- Brief:
List every line below containing "that".

---------- Materials provided ----------

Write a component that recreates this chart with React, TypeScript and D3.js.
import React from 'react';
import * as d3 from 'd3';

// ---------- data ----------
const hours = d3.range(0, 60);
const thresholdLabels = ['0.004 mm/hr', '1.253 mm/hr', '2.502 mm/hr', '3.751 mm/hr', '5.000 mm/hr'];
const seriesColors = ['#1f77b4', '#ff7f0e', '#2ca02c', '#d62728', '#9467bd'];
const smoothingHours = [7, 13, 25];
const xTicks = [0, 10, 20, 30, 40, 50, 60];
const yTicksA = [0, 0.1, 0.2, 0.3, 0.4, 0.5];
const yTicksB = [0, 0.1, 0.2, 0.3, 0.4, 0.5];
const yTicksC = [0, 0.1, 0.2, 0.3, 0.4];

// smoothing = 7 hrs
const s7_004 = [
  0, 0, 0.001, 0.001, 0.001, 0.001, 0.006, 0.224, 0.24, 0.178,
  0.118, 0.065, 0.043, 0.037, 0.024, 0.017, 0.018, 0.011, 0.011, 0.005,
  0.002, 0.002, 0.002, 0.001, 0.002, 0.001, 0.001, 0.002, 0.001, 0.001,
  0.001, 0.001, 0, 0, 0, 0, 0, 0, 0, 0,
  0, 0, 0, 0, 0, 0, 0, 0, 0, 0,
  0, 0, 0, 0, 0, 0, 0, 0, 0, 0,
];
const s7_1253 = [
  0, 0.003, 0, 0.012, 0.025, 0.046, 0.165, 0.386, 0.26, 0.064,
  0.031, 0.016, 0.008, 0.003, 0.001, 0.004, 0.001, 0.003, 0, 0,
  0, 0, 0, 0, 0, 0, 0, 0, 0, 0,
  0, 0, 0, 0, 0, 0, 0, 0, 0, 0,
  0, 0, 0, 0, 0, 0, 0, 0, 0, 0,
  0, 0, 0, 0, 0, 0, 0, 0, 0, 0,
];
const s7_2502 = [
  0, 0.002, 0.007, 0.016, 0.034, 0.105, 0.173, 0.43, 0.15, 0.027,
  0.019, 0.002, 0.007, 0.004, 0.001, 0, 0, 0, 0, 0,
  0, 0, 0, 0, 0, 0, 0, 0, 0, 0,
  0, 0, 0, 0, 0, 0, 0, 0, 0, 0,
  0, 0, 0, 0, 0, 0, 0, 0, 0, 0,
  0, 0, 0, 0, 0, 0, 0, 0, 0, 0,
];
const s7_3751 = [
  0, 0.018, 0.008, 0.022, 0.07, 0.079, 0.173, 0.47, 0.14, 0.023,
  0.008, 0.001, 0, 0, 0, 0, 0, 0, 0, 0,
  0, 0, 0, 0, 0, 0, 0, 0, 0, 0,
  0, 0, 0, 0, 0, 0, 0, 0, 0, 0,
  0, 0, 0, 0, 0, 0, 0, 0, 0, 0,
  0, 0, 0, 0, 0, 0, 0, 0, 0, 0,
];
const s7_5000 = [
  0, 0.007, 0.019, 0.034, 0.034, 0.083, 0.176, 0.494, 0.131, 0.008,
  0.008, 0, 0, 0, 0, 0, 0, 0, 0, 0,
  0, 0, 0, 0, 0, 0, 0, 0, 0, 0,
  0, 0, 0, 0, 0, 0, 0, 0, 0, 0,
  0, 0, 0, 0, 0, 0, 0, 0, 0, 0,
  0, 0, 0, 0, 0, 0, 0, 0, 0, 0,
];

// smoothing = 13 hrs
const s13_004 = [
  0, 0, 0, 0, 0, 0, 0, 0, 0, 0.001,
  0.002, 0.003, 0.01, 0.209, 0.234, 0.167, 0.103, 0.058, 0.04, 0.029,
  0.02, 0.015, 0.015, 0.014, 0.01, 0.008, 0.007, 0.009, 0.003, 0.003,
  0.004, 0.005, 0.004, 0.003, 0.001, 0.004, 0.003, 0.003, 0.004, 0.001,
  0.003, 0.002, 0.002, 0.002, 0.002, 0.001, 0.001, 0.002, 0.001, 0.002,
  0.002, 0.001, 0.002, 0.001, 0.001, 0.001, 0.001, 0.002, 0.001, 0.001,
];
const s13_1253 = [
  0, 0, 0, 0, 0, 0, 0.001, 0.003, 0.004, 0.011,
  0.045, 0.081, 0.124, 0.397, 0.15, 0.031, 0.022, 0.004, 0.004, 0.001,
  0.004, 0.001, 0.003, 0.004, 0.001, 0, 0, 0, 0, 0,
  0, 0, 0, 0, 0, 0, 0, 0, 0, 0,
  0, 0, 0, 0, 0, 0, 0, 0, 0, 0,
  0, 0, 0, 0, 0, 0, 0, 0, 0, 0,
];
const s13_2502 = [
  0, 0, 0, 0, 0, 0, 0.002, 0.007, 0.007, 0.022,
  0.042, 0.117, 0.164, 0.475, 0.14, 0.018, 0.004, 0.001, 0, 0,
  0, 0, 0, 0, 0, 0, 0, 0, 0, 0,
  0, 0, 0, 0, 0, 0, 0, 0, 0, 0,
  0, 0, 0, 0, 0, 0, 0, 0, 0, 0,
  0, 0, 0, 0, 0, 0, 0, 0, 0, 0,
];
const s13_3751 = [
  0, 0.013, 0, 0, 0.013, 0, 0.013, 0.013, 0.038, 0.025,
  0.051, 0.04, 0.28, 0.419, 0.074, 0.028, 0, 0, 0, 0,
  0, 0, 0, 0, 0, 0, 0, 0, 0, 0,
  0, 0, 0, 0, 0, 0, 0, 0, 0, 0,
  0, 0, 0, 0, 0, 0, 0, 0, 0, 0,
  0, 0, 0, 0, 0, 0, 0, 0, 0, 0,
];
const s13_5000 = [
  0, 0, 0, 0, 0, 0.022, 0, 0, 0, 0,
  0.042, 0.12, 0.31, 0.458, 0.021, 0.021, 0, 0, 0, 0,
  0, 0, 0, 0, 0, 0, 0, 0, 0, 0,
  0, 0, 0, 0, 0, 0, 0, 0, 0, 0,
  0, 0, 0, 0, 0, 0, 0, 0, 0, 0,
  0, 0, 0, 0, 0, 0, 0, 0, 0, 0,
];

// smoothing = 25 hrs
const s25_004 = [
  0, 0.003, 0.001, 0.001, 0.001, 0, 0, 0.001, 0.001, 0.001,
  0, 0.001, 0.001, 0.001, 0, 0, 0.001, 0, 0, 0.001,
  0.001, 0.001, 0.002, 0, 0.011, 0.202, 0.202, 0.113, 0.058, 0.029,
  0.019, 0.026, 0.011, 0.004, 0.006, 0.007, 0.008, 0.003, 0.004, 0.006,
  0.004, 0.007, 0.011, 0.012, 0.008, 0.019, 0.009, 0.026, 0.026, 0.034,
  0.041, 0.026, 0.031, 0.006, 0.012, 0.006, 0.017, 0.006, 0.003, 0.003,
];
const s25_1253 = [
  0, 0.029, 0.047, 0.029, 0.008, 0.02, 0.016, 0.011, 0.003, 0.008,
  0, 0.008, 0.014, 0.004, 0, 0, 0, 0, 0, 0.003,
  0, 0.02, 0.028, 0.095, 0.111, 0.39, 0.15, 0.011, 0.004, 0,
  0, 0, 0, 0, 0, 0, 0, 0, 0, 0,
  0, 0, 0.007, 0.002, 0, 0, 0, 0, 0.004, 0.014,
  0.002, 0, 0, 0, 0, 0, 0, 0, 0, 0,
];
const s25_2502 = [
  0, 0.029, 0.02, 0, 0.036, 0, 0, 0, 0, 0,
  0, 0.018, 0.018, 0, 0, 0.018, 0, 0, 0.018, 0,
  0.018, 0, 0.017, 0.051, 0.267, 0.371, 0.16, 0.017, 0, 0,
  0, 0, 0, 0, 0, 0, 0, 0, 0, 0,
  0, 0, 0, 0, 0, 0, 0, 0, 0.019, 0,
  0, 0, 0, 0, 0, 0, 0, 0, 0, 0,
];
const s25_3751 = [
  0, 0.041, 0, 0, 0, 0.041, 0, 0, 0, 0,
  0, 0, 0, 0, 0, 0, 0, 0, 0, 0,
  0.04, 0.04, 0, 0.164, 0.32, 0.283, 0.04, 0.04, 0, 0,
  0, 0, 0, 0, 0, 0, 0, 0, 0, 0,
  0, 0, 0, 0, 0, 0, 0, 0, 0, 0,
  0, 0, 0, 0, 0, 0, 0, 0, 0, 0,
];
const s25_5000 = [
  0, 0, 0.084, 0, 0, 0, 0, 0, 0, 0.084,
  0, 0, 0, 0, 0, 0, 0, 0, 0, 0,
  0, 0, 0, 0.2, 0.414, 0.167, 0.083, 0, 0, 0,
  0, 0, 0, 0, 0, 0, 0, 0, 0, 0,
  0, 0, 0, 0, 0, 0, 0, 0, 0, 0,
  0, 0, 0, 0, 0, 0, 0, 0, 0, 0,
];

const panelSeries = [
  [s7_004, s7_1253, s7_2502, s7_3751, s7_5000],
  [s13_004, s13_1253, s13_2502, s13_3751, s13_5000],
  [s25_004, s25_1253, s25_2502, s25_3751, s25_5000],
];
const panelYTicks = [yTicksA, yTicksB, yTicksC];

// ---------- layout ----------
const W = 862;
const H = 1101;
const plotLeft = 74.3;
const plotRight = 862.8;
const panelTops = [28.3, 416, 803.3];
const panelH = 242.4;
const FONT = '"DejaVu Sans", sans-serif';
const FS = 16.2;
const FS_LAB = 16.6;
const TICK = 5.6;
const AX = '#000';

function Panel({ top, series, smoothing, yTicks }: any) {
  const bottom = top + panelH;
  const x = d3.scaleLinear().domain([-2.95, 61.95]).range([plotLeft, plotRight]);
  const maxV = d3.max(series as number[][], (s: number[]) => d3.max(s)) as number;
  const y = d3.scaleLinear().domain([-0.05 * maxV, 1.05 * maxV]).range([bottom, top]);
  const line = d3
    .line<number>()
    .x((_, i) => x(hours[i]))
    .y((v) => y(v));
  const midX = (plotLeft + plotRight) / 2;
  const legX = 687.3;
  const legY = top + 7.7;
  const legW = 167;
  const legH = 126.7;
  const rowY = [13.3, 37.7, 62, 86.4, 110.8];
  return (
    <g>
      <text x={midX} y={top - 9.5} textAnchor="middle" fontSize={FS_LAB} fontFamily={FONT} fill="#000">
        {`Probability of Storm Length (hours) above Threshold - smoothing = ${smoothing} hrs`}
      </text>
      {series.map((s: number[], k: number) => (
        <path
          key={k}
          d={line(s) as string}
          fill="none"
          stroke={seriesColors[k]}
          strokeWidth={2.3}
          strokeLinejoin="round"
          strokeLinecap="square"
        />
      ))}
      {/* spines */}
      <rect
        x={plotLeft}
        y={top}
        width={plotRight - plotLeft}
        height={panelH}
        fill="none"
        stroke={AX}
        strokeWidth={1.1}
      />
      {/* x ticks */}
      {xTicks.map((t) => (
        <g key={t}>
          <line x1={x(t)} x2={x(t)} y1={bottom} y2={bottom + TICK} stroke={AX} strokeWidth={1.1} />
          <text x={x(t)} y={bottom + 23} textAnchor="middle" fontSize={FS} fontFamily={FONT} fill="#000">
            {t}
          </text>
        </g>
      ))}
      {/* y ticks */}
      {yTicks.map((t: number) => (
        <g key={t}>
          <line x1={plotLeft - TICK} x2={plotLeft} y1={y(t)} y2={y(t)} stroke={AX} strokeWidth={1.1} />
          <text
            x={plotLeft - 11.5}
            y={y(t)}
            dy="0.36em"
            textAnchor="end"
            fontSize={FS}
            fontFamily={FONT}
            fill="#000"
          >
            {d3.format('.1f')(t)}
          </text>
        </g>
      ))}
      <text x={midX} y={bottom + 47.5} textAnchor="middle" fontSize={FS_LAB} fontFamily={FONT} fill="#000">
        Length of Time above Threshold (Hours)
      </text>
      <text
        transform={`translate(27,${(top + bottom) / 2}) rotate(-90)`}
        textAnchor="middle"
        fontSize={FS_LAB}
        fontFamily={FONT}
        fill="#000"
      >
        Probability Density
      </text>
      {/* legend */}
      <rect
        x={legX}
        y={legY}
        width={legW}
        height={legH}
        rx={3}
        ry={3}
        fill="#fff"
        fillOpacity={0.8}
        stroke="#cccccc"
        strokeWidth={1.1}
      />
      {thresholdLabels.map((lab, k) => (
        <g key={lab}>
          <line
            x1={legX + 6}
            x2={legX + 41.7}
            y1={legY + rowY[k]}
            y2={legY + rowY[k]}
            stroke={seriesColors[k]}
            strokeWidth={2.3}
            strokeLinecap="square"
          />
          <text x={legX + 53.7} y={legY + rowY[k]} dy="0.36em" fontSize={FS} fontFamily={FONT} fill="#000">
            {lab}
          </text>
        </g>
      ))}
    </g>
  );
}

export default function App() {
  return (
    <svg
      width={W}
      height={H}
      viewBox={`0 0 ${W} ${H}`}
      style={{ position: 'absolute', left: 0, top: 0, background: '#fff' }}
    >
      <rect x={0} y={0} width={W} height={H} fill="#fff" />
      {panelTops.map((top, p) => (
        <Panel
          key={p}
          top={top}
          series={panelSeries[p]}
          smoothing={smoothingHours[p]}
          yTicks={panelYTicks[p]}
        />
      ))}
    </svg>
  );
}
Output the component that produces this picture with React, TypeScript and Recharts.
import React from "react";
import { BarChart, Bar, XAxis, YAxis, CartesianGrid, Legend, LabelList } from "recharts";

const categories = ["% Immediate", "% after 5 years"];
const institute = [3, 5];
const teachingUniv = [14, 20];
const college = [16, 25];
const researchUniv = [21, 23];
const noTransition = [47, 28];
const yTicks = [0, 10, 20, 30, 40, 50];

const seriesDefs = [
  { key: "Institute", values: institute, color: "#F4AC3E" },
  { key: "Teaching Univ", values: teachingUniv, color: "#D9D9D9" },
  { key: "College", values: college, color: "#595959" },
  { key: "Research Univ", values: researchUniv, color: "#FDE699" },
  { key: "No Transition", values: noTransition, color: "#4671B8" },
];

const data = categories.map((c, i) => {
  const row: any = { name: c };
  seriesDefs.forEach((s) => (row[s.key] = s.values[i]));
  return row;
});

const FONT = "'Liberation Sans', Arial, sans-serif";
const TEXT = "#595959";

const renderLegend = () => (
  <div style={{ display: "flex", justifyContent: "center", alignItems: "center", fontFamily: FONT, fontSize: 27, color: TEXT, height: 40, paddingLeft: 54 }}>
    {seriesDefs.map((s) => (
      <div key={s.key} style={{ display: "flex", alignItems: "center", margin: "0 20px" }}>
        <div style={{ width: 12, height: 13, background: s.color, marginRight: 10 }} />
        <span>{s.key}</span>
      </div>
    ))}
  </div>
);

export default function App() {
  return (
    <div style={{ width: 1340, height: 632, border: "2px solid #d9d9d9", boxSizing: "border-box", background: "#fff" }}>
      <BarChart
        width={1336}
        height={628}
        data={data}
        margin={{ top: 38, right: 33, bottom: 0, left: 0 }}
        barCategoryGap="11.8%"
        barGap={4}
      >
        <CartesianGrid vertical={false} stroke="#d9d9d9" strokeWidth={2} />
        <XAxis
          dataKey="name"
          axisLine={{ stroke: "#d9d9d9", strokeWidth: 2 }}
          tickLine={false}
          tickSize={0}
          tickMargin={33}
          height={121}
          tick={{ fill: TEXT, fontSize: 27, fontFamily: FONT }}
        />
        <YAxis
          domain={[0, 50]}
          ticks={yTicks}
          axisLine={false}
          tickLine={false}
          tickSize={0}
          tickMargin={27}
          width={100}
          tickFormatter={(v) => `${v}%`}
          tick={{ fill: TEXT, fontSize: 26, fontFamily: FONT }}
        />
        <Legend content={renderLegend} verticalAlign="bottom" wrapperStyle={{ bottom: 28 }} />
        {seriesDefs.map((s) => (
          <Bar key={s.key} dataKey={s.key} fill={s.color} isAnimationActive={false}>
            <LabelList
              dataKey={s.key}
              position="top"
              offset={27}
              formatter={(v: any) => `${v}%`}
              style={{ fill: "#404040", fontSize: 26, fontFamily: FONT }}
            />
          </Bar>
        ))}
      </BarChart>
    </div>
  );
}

----------

- Reply to the exercise:
Write a component that recreates this chart with React, TypeScript and D3.js.
Output the component that produces this picture with React, TypeScript and Recharts.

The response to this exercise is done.